Operational rules, return‑investment ratios and implementation assessment mechanisms for Macau’s fund have not yet been published; the Secretary for Economy and Finance, Dai Jianye, indicated a target to complete fund establishment and initiate manager selection within 2026. Observers note that Macau’s historical industrial base has not been well aligned with venture capital‑style technology investment, given the market’s small scale and limited cluster formation. However, the fund’s explicit support for linkage with Hengqin and the Greater Bay Area suggests its practical reach could extend to Zhuhai and the western Pearl River region, potentially amplifying its regional impact.

The market response to these policy signals has been swift. Over the past year, mainland venture capital firms have accelerated their Hong Kong deployments, forming vehicles such as the Gobi‑Redbird Innovation Fund with HKUST and the Hong Kong Investment Corporation, and co‑founding initiatives like the CMC AI Creative Fund.
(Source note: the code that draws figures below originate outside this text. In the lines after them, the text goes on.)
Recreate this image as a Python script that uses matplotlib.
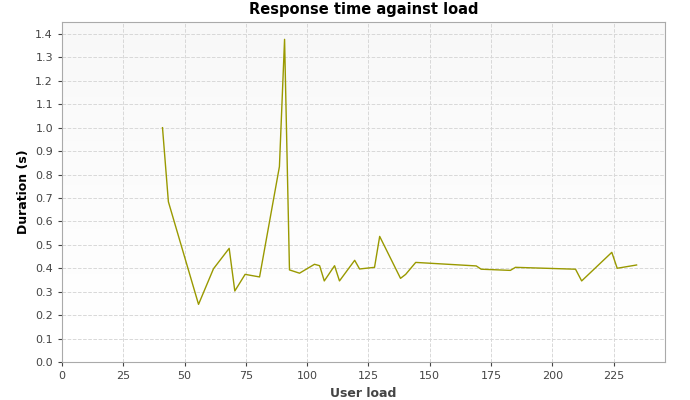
import numpy as np
import matplotlib
matplotlib.use("Agg")
import matplotlib.pyplot as plt

# datos
user_load = [41, 43.4, 55.7, 61.8, 68.2, 70.5, 74.7, 80.6, 88.7, 90.8, 92.8, 96.9,
             103.0, 105.1, 107.0, 111.2, 113.2, 119.4, 121.4, 127.5, 129.6, 138.1,
             140.2, 144.3, 169.0, 171.0, 182.9, 185.0, 209.5, 212.0, 224.3, 226.5, 234.4]
duration = [1.0, 0.684, 0.246, 0.398, 0.485, 0.303, 0.374, 0.363, 0.834, 1.377, 0.393, 0.379,
            0.417, 0.411, 0.346, 0.411, 0.346, 0.434, 0.397, 0.404, 0.536, 0.357,
            0.374, 0.425, 0.410, 0.396, 0.391, 0.404, 0.396, 0.346, 0.468, 0.400, 0.414]
x_ticks = np.arange(0, 226, 25)
y_ticks = np.round(np.arange(0, 1.41, 0.1), 1)

fig = plt.figure(figsize=(6.9, 4), dpi=100)
ax = fig.add_axes([62/690, 38/400, 603/690, 340/400])

xmax, ymax = 246, 1.451
# fondo: gris claro arriba, blanco abajo
grad = np.linspace(1.0, 0.97, 100).reshape(-1, 1)
ax.imshow(grad, cmap="gray", vmin=0, vmax=1, extent=[0, xmax, 0, ymax],
          origin="lower", aspect="auto", zorder=0)

ax.plot(user_load, duration, color="#999900", lw=1, zorder=3)

ax.set_xlim(0, xmax)
ax.set_ylim(0, ymax)
ax.set_xticks(x_ticks)
ax.set_yticks(y_ticks)
ax.set_yticklabels([f"{v:.1f}" for v in y_ticks])
ax.tick_params(labelsize=8, colors="#444444", length=3)
ax.grid(color="#d8d8d8", linestyle="--", linewidth=0.7, zorder=1)
for s in ax.spines.values():
    s.set_color("#aaaaaa")

ax.set_title("Response time against load", fontsize=10.5, fontweight="bold", pad=6)
ax.set_xlabel("User load", fontsize=9, fontweight="bold", color="#444444")
ax.set_ylabel("Duration (s)", fontsize=9, fontweight="bold")

fig.savefig("out.png", dpi=100)
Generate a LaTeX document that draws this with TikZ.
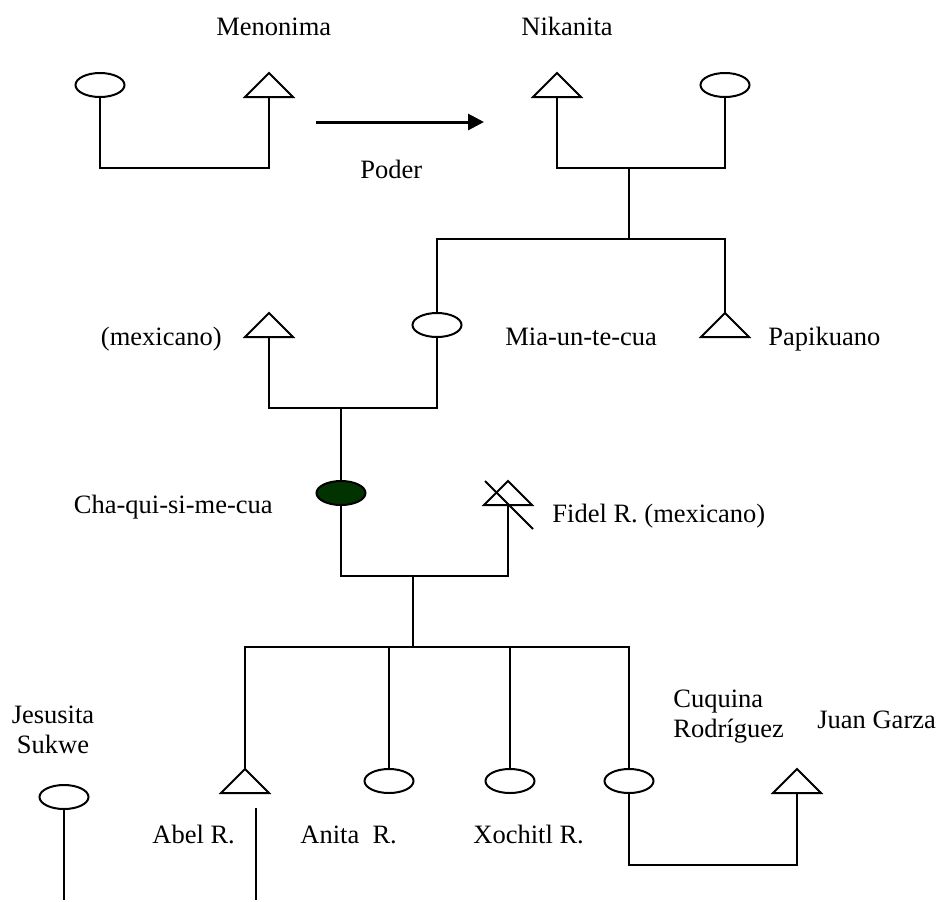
\documentclass[tikz,border=0pt]{standalone}
\usepackage{fontspec}
\setmainfont{Liberation Serif}
\usetikzlibrary{arrows.meta,shapes.geometric}
\definecolor{deadgreen}{RGB}{0,51,0}
\tikzset{
  kin/.style={line width=1pt, line join=miter},
  fem/.style={ellipse, draw, line width=1pt, minimum width=24.5pt, minimum height=12pt, inner sep=0pt},
  lbl/.style={anchor=base west, inner sep=0pt, font=\fontsize{13.25pt}{15.9pt}\selectfont},
  lblr/.style={lbl, anchor=base east},
  tri/.pic={\draw[kin] (-24,12) -- (0,-12) -- (24,12) -- cycle;
            \coordinate (-top) at (0,-12); \coordinate (-bot) at (0,12);},
  deadtri/.pic={\draw[kin] (-24,12) -- (0,-12) -- (24,12) -- cycle;
            \draw[kin] (-23,-12) -- (25,36);
            \coordinate (-top) at (0,-12); \coordinate (-bot) at (0,12);}
}
\begin{document}
\begin{tikzpicture}[x=0.5pt, y=-0.5pt]
\useasboundingbox (0,0) rectangle (937,901);
% symbols
\pic (tA) at (269,85) {tri};
\pic (tB) at (557,85) {tri};
\pic (tC) at (269,325) {tri};
\pic (tD) at (725,325) {tri};
\pic (tE) at (508,493) {deadtri};
\pic (tF) at (245,781) {tri};
\pic (tG) at (797,781) {tri};
\node[fem] (eA) at (100,85) {};
\node[fem] (eB) at (725,85) {};
\node[fem] (eC) at (437,325) {};
\node[fem, fill=deadgreen] (eD) at (341,493) {};
\node[fem] (eE) at (64,797) {};
\node[fem] (eF) at (389,781) {};
\node[fem] (eG) at (510,781) {};
\node[fem] (eH) at (629,781) {};
% junction coordinates
\coordinate (mA) at (185,168);
\coordinate (mB) at (629,168);
\coordinate (jB) at (629,239);
\coordinate (mC) at (341,408);
\coordinate (mD) at (413,576);
\coordinate (jD) at (413,647);
\coordinate (mH) at (713,865);
\coordinate (jE) at (64,900);
\coordinate (a1) at (256,808);
\coordinate (a2) at (256,900);
\coordinate (p1) at (316,122);
\coordinate (p2) at (484,122);
% connectors
\draw[kin] (eA.south) |- (mA) -| (tA-bot);
\draw[kin] (tB-bot) |- (mB) -| (eB.south);
\draw[kin] (mB) -- (jB);
\draw[kin] (eC.north) |- (jB) -| (tD-top);
\draw[kin] (tC-bot) |- (mC) -| (eC.south);
\draw[kin] (mC) -- (eD.north);
\draw[kin] (eD.south) |- (mD) -| (tE-bot);
\draw[kin] (mD) -- (jD);
\draw[kin] (tF-top) |- (jD) -| (eH.north);
\draw[kin] (eF.north) -- (eF.north |- jD);
\draw[kin] (eG.north) -- (eG.north |- jD);
\draw[kin] (eH.south) |- (mH) -| (tG-bot);
\draw[kin] (eE.south) -- (jE);
\draw[kin] (a1) -- (a2);
\draw[line width=1.5pt, -{Triangle[length=8pt,width=8pt]}] (p1) -- (p2);
% labels
\node[lbl] (lMen) at (216,35) {Menonima};
\node[lbl] (lNik) at (521,35) {Nikanita};
\node[lbl] (lPod) at (360,178) {Poder};
\node[lblr] (lMex) at (222,345) {(mexicano)};
\node[lbl] (lMia) at (505,345) {Mia-un-te-cua};
\node[lbl] (lPap) at (768,345) {Papikuano};
\node[lblr] (lCha) at (273,513) {Cha-qui-si-me-cua};
\node[lbl] (lFid) at (552,522) {Fidel R. (mexicano)};
\node[lbl] (lCuq) at (673,707) {Cuquina};
\node[lbl] (lRod) at (673,737) {Rodríguez};
\node[lbl] (lJua) at (817,728) {Juan Garza};
\node[lbl, anchor=base] (lJes) at (53,723) {Jesusita};
\node[lbl, anchor=base] (lSuk) at (53,753) {Sukwe};
\node[lbl] (lAbe) at (152,843) {Abel R.};
\node[lbl] (lAni) at (300,843) {Anita\ \ R.};
\node[lbl] (lXoc) at (473,843) {Xochitl R.};
\end{tikzpicture}
\end{document}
Licensed private equity and venture firms in Hong Kong surpassed 100 by November 2025, reflecting a growing concentration of investment activity in the territory. Institutions cite two primary drivers for this influx: diversified capital access—enabling exposure to existing U.S. dollar pools and emerging market capital from the Middle East and Southeast Asia—and targeted policy incentives that combine capital support with operational services such as tax optimization and mainland outbound facilitation.

The Hong Kong Investment Corporation’s portfolio illustrates the strategic tilt: by end‑2024 the institution reported approximately HKD 64 billion in assets, with 71 percent allocated to hard technology investments. Its leverage effect is notable—by August 2025 each HKD 1 of its investment had attracted more than HKD 5 of long‑term co‑investment, and the corporation had participated in over 130 projects. This catalytic role is helping to close the innovation loop from basic research through commercialization to industrial deployment and capital exit. As Dr. Yan observed, an accelerating innovation closed‑loop—spanning research, technology transfer, industrialization and exit—is fostering closer academia‑industry collaboration and enhancing Hong Kong’s capacity to nurture future hard‑technology enterprises.

Macau remains at an earlier stage of exploration, seeking its own pathway within the regional landscape. The differences between the two jurisdictions reflect distinct industrial endowments and strategic positioning, yet both are now mobilizing public and market resources to cultivate hard‑technology capabilities. As government guidance and market forces converge on both sides of the Pearl River, the region’s hard‑technology development is only beginning to take shape.